== THE REQUEST ==
Will you output all of the data below exactly, omitting the images?

--- START COLLECTED DATA ---

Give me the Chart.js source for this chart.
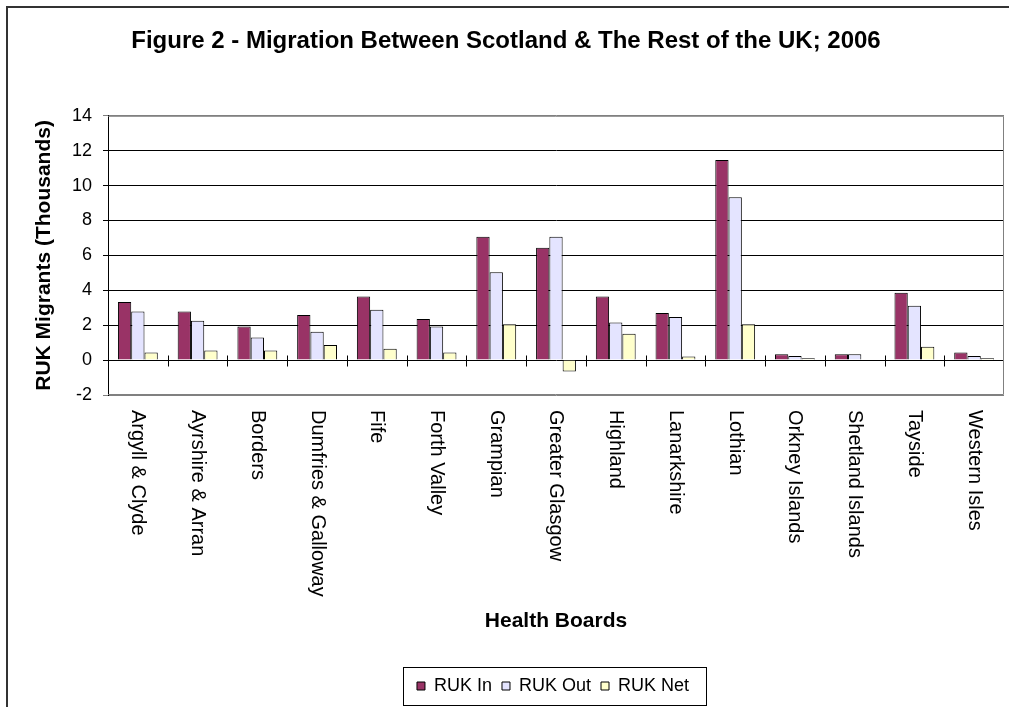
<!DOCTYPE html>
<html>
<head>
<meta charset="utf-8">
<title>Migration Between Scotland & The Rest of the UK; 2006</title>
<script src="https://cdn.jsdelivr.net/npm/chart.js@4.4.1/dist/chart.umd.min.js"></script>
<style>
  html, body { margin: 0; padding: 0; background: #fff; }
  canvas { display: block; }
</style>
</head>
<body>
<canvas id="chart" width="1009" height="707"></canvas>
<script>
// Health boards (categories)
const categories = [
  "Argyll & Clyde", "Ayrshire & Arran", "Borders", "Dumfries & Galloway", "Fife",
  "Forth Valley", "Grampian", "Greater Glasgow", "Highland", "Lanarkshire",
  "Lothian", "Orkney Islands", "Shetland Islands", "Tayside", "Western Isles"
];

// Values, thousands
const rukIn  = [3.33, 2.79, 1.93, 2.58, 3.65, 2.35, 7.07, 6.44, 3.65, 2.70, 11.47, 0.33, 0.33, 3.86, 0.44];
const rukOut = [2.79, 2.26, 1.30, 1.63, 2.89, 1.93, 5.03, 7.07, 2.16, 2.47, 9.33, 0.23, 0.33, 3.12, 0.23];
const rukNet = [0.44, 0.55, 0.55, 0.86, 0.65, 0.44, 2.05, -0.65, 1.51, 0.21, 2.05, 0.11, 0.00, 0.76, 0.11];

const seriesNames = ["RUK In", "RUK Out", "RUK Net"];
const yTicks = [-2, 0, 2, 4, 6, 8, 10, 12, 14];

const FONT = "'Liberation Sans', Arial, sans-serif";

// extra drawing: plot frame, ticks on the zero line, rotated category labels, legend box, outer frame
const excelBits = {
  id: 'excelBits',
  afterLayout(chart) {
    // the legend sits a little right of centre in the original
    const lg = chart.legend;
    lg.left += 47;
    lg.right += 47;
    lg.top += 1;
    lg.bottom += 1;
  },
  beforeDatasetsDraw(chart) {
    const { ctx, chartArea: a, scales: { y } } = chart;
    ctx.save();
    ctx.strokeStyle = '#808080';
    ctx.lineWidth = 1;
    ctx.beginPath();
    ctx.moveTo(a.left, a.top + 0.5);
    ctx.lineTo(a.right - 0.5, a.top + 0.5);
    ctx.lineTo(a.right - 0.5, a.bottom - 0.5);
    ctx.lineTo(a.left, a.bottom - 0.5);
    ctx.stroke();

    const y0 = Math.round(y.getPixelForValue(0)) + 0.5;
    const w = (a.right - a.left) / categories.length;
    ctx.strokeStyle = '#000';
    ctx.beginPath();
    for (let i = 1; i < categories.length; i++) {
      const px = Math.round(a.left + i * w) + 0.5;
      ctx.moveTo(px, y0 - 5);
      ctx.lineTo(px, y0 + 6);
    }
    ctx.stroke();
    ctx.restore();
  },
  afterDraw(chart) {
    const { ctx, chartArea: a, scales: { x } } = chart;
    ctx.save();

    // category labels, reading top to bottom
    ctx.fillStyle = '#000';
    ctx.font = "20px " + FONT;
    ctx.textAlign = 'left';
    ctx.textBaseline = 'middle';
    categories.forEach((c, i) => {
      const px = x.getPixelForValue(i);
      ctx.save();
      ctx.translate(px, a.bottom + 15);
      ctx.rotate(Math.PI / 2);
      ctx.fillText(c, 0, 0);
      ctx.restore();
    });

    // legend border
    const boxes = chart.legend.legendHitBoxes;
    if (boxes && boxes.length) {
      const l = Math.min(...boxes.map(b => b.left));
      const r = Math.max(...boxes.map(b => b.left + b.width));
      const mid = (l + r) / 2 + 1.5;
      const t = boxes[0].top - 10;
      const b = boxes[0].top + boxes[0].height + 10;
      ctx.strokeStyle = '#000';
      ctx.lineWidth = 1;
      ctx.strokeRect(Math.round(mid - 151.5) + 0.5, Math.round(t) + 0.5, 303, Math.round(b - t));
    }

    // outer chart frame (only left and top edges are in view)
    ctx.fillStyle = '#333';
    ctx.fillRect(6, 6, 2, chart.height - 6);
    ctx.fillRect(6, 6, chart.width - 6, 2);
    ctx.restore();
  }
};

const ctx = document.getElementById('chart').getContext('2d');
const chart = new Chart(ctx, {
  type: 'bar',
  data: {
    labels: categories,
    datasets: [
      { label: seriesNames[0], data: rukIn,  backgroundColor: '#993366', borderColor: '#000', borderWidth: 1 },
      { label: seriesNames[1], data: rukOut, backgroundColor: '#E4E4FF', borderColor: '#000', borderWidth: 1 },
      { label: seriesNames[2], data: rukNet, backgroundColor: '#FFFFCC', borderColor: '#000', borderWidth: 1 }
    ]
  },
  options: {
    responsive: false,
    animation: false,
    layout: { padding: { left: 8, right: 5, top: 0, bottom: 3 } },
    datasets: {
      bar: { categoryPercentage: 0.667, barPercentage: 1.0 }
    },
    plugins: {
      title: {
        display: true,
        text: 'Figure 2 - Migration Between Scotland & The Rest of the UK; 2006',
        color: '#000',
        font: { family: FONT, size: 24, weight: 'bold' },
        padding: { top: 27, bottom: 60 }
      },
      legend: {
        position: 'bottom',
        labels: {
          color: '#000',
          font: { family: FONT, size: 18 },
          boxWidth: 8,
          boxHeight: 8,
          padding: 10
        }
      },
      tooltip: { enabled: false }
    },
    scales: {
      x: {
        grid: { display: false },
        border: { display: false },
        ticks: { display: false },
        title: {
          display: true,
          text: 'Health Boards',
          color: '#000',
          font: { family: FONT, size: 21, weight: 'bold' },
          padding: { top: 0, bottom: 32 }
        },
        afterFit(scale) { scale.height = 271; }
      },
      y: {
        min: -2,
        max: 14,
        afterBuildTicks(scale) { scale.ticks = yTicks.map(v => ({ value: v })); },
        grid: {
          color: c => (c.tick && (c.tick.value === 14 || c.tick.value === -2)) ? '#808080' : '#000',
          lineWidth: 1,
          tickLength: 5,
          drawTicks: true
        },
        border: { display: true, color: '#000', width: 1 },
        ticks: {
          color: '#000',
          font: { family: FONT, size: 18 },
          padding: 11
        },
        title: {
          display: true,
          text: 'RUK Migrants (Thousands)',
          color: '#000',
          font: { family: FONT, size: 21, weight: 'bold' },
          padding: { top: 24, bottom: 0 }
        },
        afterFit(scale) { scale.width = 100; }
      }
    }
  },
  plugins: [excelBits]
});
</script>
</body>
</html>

--- END COLLECTED DATA ---

== RESULT BELOW ==
Give me the Chart.js source for this chart.
<!DOCTYPE html>
<html>
<head>
<meta charset="utf-8">
<title>Migration Between Scotland & The Rest of the UK; 2006</title>
<script src="https://cdn.jsdelivr.net/npm/chart.js@4.4.1/dist/chart.umd.min.js"></script>
<style>
  html, body { margin: 0; padding: 0; background: #fff; }
  canvas { display: block; }
</style>
</head>
<body>
<canvas id="chart" width="1009" height="707"></canvas>
<script>
// Health boards (categories)
const categories = [
  "Argyll & Clyde", "Ayrshire & Arran", "Borders", "Dumfries & Galloway", "Fife",
  "Forth Valley", "Grampian", "Greater Glasgow", "Highland", "Lanarkshire",
  "Lothian", "Orkney Islands", "Shetland Islands", "Tayside", "Western Isles"
];

// Values, thousands
const rukIn  = [3.33, 2.79, 1.93, 2.58, 3.65, 2.35, 7.07, 6.44, 3.65, 2.70, 11.47, 0.33, 0.33, 3.86, 0.44];
const rukOut = [2.79, 2.26, 1.30, 1.63, 2.89, 1.93, 5.03, 7.07, 2.16, 2.47, 9.33, 0.23, 0.33, 3.12, 0.23];
const rukNet = [0.44, 0.55, 0.55, 0.86, 0.65, 0.44, 2.05, -0.65, 1.51, 0.21, 2.05, 0.11, 0.00, 0.76, 0.11];

const seriesNames = ["RUK In", "RUK Out", "RUK Net"];
const yTicks = [-2, 0, 2, 4, 6, 8, 10, 12, 14];

const FONT = "'Liberation Sans', Arial, sans-serif";

// extra drawing: plot frame, ticks on the zero line, rotated category labels, legend box, outer frame
const excelBits = {
  id: 'excelBits',
  afterLayout(chart) {
    // the legend sits a little right of centre in the original
    const lg = chart.legend;
    lg.left += 47;
    lg.right += 47;
    lg.top += 1;
    lg.bottom += 1;
  },
  beforeDatasetsDraw(chart) {
    const { ctx, chartArea: a, scales: { y } } = chart;
    ctx.save();
    ctx.strokeStyle = '#808080';
    ctx.lineWidth = 1;
    ctx.beginPath();
    ctx.moveTo(a.left, a.top + 0.5);
    ctx.lineTo(a.right - 0.5, a.top + 0.5);
    ctx.lineTo(a.right - 0.5, a.bottom - 0.5);
    ctx.lineTo(a.left, a.bottom - 0.5);
    ctx.stroke();

    const y0 = Math.round(y.getPixelForValue(0)) + 0.5;
    const w = (a.right - a.left) / categories.length;
    ctx.strokeStyle = '#000';
    ctx.beginPath();
    for (let i = 1; i < categories.length; i++) {
      const px = Math.round(a.left + i * w) + 0.5;
      ctx.moveTo(px, y0 - 5);
      ctx.lineTo(px, y0 + 6);
    }
    ctx.stroke();
    ctx.restore();
  },
  afterDraw(chart) {
    const { ctx, chartArea: a, scales: { x } } = chart;
    ctx.save();

    // category labels, reading top to bottom
    ctx.fillStyle = '#000';
    ctx.font = "20px " + FONT;
    ctx.textAlign = 'left';
    ctx.textBaseline = 'middle';
    categories.forEach((c, i) => {
      const px = x.getPixelForValue(i);
      ctx.save();
      ctx.translate(px, a.bottom + 15);
      ctx.rotate(Math.PI / 2);
      ctx.fillText(c, 0, 0);
      ctx.restore();
    });

    // legend border
    const boxes = chart.legend.legendHitBoxes;
    if (boxes && boxes.length) {
      const l = Math.min(...boxes.map(b => b.left));
      const r = Math.max(...boxes.map(b => b.left + b.width));
      const mid = (l + r) / 2 + 1.5;
      const t = boxes[0].top - 10;
      const b = boxes[0].top + boxes[0].height + 10;
      ctx.strokeStyle = '#000';
      ctx.lineWidth = 1;
      ctx.strokeRect(Math.round(mid - 151.5) + 0.5, Math.round(t) + 0.5, 303, Math.round(b - t));
    }

    // outer chart frame (only left and top edges are in view)
    ctx.fillStyle = '#333';
    ctx.fillRect(6, 6, 2, chart.height - 6);
    ctx.fillRect(6, 6, chart.width - 6, 2);
    ctx.restore();
  }
};

const ctx = document.getElementById('chart').getContext('2d');
const chart = new Chart(ctx, {
  type: 'bar',
  data: {
    labels: categories,
    datasets: [
      { label: seriesNames[0], data: rukIn,  backgroundColor: '#993366', borderColor: '#000', borderWidth: 1 },
      { label: seriesNames[1], data: rukOut, backgroundColor: '#E4E4FF', borderColor: '#000', borderWidth: 1 },
      { label: seriesNames[2], data: rukNet, backgroundColor: '#FFFFCC', borderColor: '#000', borderWidth: 1 }
    ]
  },
  options: {
    responsive: false,
    animation: false,
    layout: { padding: { left: 8, right: 5, top: 0, bottom: 3 } },
    datasets: {
      bar: { categoryPercentage: 0.667, barPercentage: 1.0 }
    },
    plugins: {
      title: {
        display: true,
        text: 'Figure 2 - Migration Between Scotland & The Rest of the UK; 2006',
        color: '#000',
        font: { family: FONT, size: 24, weight: 'bold' },
        padding: { top: 27, bottom: 60 }
      },
      legend: {
        position: 'bottom',
        labels: {
          color: '#000',
          font: { family: FONT, size: 18 },
          boxWidth: 8,
          boxHeight: 8,
          padding: 10
        }
      },
      tooltip: { enabled: false }
    },
    scales: {
      x: {
        grid: { display: false },
        border: { display: false },
        ticks: { display: false },
        title: {
          display: true,
          text: 'Health Boards',
          color: '#000',
          font: { family: FONT, size: 21, weight: 'bold' },
          padding: { top: 0, bottom: 32 }
        },
        afterFit(scale) { scale.height = 271; }
      },
      y: {
        min: -2,
        max: 14,
        afterBuildTicks(scale) { scale.ticks = yTicks.map(v => ({ value: v })); },
        grid: {
          color: c => (c.tick && (c.tick.value === 14 || c.tick.value === -2)) ? '#808080' : '#000',
          lineWidth: 1,
          tickLength: 5,
          drawTicks: true
        },
        border: { display: true, color: '#000', width: 1 },
        ticks: {
          color: '#000',
          font: { family: FONT, size: 18 },
          padding: 11
        },
        title: {
          display: true,
          text: 'RUK Migrants (Thousands)',
          color: '#000',
          font: { family: FONT, size: 21, weight: 'bold' },
          padding: { top: 24, bottom: 0 }
        },
        afterFit(scale) { scale.width = 100; }
      }
    }
  },
  plugins: [excelBits]
});
</script>
</body>
</html>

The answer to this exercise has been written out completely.